Jean Sullivan (May 26, 1923 – February 27, 2003) was an American actress and dancer. She acted in film, television and stage productions, and danced both flamenco and ballet, the latter with the American Ballet Theatre.

==Biography==
Sullivan was born on May 26, 1923, in Logan, Utah, the daughter of Army Colonel Alexander Sullivan and Claire Cardon Sullivan. She had two younger sisters and a younger brother. As she grew up, she lived in Fort Sam Houston, Texas; Columbus, Ohio; and upstate New York before she reached Hollywood. She went to UCLA to study English literature major but changed her major to drama.

She was discovered by a scout from Warner Brothers, who saw her acting in the play Our Town at UCLA, and was signed immediately. (In 1943, Sullivan said that the scout urged her to sign but, "I told him I'd never thought of motion pictures and definitely wasn't ready for that sort of thing anyway. But he kept coming back. After six months I finally said yes.") Before she signed, she had planned to seek a career in modern ballet.

Sullivan moved to New York and turned her focus to ballet, both studying it and performing as a professional dancer, eventually joining the American Ballet Theatre.

She was co-artistic director with Michael Fischetti of the South Street Theatre Company, and played Spanish guitar, cello, and piano.

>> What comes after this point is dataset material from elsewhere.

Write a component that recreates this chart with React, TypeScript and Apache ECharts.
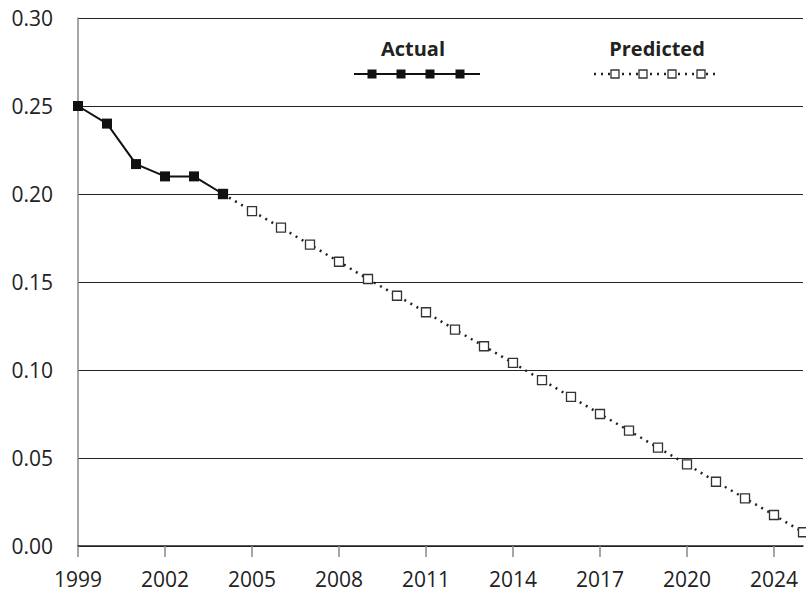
import React, { useEffect, useRef } from "react";
import * as echarts from "echarts";

const years = [
  "1999", "2000", "2001", "2002", "2003", "2004", "2005", "2006", "2007",
  "2008", "2009", "2010", "2011", "2012", "2013", "2014", "2015", "2016",
  "2017", "2018", "2019", "2020", "2021", "2022", "2023", "2024",
];
const xTickLabels = ["1999", "2002", "2005", "2008", "2011", "2014", "2017", "2020", "2024"];
const actualValues: (number | null)[] = [0.25, 0.24, 0.217, 0.21, 0.21, 0.2];
const predictedValues: (number | null)[] = [
  null, null, null, null, null, 0.2,
  0.1903, 0.1809, 0.1712, 0.1615, 0.1517, 0.1422, 0.1328, 0.1229, 0.1135,
  0.104, 0.0943, 0.0847, 0.075, 0.0655, 0.0559, 0.0464, 0.0365, 0.0271,
  0.0176, 0.0078,
];
const legendNames = ["Actual", "Predicted"];

const FONT = "'Open Sans', 'Noto Sans', sans-serif";
const TEXT = "#222";

export default function App() {
  const ref = useRef<HTMLDivElement>(null);
  useEffect(() => {
    if (!ref.current) return;
    const chart = echarts.init(ref.current, null, { renderer: "svg" });

    const legendGraphics: any[] = [];
    legendGraphics.push({
      type: "text",
      x: 413,
      y: 48,
      style: {
        text: legendNames[0],
        font: `bold 20px ${FONT}`,
        fill: TEXT,
        align: "center",
        verticalAlign: "middle",
      },
    });
    legendGraphics.push({
      type: "line",
      shape: { x1: 354, y1: 74, x2: 480, y2: 74 },
      style: { stroke: "#111", lineWidth: 2 },
    });
    [372, 401, 430, 460].forEach((cx) => {
      legendGraphics.push({
        type: "rect",
        shape: { x: cx - 4.5, y: 74 - 4.5, width: 9, height: 9 },
        style: { fill: "#111" },
      });
    });
    legendGraphics.push({
      type: "text",
      x: 657,
      y: 48,
      style: {
        text: legendNames[1],
        font: `bold 20px ${FONT}`,
        fill: TEXT,
        align: "center",
        verticalAlign: "middle",
      },
    });
    legendGraphics.push({
      type: "line",
      shape: { x1: 594, y1: 74, x2: 720, y2: 74 },
      style: { stroke: "#222", lineWidth: 2.5, lineDash: [2, 5] },
    });
    [615, 643, 672, 701].forEach((cx) => {
      legendGraphics.push({
        type: "rect",
        shape: { x: cx - 4, y: 74 - 4, width: 8, height: 8 },
        style: { fill: "#fff", stroke: "#333", lineWidth: 1.3 },
      });
    });

    chart.setOption({
      animation: false,
      backgroundColor: "#fff",
      grid: { left: 78, right: 3, top: 18, bottom: 47, containLabel: false },
      xAxis: {
        type: "category",
        data: years,
        boundaryGap: false,
        axisLine: { lineStyle: { color: "#222", width: 1.5 } },
        axisTick: {
          interval: 2,
          length: 11,
          lineStyle: { color: "#888", width: 1.5 },
        },
        axisLabel: {
          interval: 2,
          margin: 22,
          fontFamily: FONT,
          fontSize: 21,
          color: TEXT,
          formatter: (_v: string, idx: number) => xTickLabels[Math.floor(idx / 3)] ?? "",
        },
        splitLine: { show: false },
      },
      yAxis: {
        type: "value",
        min: 0,
        max: 0.3,
        interval: 0.05,
        axisLine: { show: true, lineStyle: { color: "#888", width: 1.5 } },
        axisTick: { show: false },
        axisLabel: {
          margin: 25,
          fontFamily: FONT,
          fontSize: 21,
          color: TEXT,
          formatter: (v: number) => v.toFixed(2),
        },
        splitLine: { show: true, lineStyle: { color: "#222", width: 1 } },
      },
      graphic: legendGraphics,
      series: [
        {
          name: legendNames[1],
          type: "line",
          data: predictedValues,
          connectNulls: false,
          symbol: "rect",
          symbolSize: 9,
          itemStyle: { color: "#fff", borderColor: "#333", borderWidth: 1.3 },
          lineStyle: { color: "#222", width: 2.5, type: [2, 5] },
          z: 2,
        },
        {
          name: legendNames[0],
          type: "line",
          data: actualValues,
          symbol: "rect",
          symbolSize: 10,
          itemStyle: { color: "#111" },
          lineStyle: { color: "#111", width: 2 },
          z: 3,
        },
      ],
    });
    return () => chart.dispose();
  }, []);
  return (
    <div
      ref={ref}
      style={{ position: "fixed", left: 0, top: 0, width: 806, height: 593 }}
    />
  );
}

Sullivan died of cardiac arrest in Woodland Hills, California at the age of 79. She had a daughter, the actress Francesca Poston, by actor Tom Poston, whom she married in 1955. She and Poston separated in 1959 and divorced two years later.

==Filmography==

===Features===
- Uncertain Glory (1944)
- Escape in the Desert (1945)
- Roughly Speaking (1945)
- Squirm (1976)

===Television===
- One Day at a Time
- Somerset
- The Doctors
- Search for Tomorrow
- NBC Family Hour
- Colgate Family Hour
- Lamp Unto Thy Feet

==Theatre roles==
- The Seagull – Arkadina – Sybil Burton's New Theatre
- Macbeth – Lady Macbeth – Royal Shakespeare Company at JASTA
- Much Ado About Nothing – Hero – Royal Shakespeare Company for the Theatre Guild
- Phedre – Phedre – La Comedie Francaise (replaced Beatrice Straight) – Off-Broadway and touring
- Luv – Ruth
- The Bald Soprano – Mrs. Smith
- The Dark Lady of the Sonnets – Queen Elizabeth I
- Spoon River Anthology
- The Stronger – South Street Theatre (NYC)
- Before Breakfast – Vienna English Theatre (Vienna, Austria)

==Awards==
Sullivan was selected as an Honored Member in the "US Executives" Category for 1989's "Who's Who in America".